Nas últimas semanas vem se espalhado uma inquietação em torno da Literatura contemporânea no Brasil. Os críticos e professores Alcir Pécora e Beatriz Rezende tiveram uma discussão pertinente em torno do assunto, na proposta de programa Desentedimento do blog do Instituto Moreira Salles. Alguns dos pontos mais questionadores foi a que Literatura produzida atualmente é estranhamente contaminada por outras artes se tornando sem identidade, sem muitas novidades, como afirma com algumas palavras o professor da Unicamp.
Tornando a discussão uma falácia, paralelamente ao caos via web que a discussão causava, aconteceu na mesma semana, em Curitiba, o evento Zoona Literária, justamente trazendo muitas das vozes contemporâneas contaminadas, segundo a academia. O evento aconteceu nos dias 15,16 e 17 de abril, com a curadoria do poeta e professor Claudio Daniel e da artista e escritora Joana Corona. O evento — como me disse por alto o multi-artista Ricardo Corona — tinha a intenção de fazer uma real zona, no sentido coloquial de bagunça e diversão, tirando do eixo a atual cena literária de Curitiba.
Homenageando os escritores Valêncio Xavier e Wilson Bueno, o Zoona Literária contou com escritores e artistas que têm suas obras também pontuadas por um delicioso experimentalismo e uma relação intima — e necessária — de Literatura, Artes Plásticas, Teatro, Cinema e uma boa lista de outras possibilidades.

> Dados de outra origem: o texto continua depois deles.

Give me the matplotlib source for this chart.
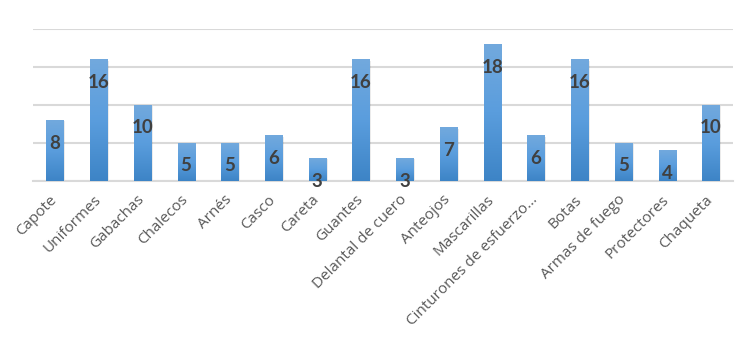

Um dos aspectos mais interessantes das mesas-redondas foi justamente os assunto que circulou em cada uma delas, mesmo que o tema variasse: a forma leviana como a academia conservadora do país e, inclusive, a mídia tratam as novas experimentações e toda produção literária que venha acompanhada da palavra contemporâneo.
Além do lançamento do suplemento literário do evento, o jornal Vagau, o Zoona contou com muitos escritores — de vários cantos do país — lançando seus trabalhos, por editoras independentes — ou menos desconhecidas — do circuito costumeiro. Aí outro ponto interessante do Zoona Literária, um momento para nomes do circuito mais underground — mesmo sendo fora de moda usar esse termo em pleno ano 2011 com o auge das mídias sociais — terem voz, mostrarem, lerem e discutirem suas produções. Ainda, teve leituras de novela, poesia e textos em geral com performances, videoartes, documentários e todo tipo de material que traz à tona o hibridismo e polifonia geniais em que a produção atual opera.
Mas os pontos mais altos do Zoona Literária foram as mesas redondas pautadas sobre alguma polêmica que movimentava a plateia e os debatedores. Assuntos como a contaminação da Literatura com Artes Visuais e os experimentalismos que a poesia vive desde o Concretismo (e até antes) que configuram muito o status atual, permearam as primeiras discussões. Depois os debates ficaram mais intensos e além de todo o time de escritores ótimos que ainda vivem ainda no anonimato, o Zoona contou com a participação dos conhecidos Luiz Ruffato e Joca Reiners Terron.
Nesse momento a discussão ficou mais no entorno dos meios e formas que a Literatura atual vem se configurando através da internet e o advento de novas tecnologias para leitura. Ainda, se discutiu a questão de gêneros dentro da prosa chamada de mínima e o assunto se tornou ainda mais interessante quando surgiu o questionamento sobre as escolhas de um autor na hora de escrever. E para finalizar o dia, a última mesa redonda do sábado manteve um olhar sobre os trabalhos de Valêncio Xavier e Wilson Bueno, dando um ânimo a mais para os entusiastas dessa Literatura tão rica e híbrida. Quase impossível ressaltar todas as falas importantes que aconteceram nesses dias de intensa movimentação Literária.
Um evento como o Zoona Literária é uma atitude louvável e ousada, permitiu que uma parcela dos leitores e autores da literatura do presente pudessem dialogar e encontrar formas de tornar essas relações mais concretas. Se confirma a ideia de que a partir do momento que a literatura dialoga com outras artes, ela deixa de ser puramente literatura, passa a ser uma criação e aí que reside a dificuldade da academia aceitar trabalhos mais ousados. Mas, convenhamos, a linguagem não tem limites e como diz o filósofo italiano Giorgio Agambem: Contemporâneo é aquele que recebe em pleno rosto o facho de trevas que provém de seu tempo. E bem, com trevas os escritores e pesquisadores da Literatura Contemporânea lidam todos os dias.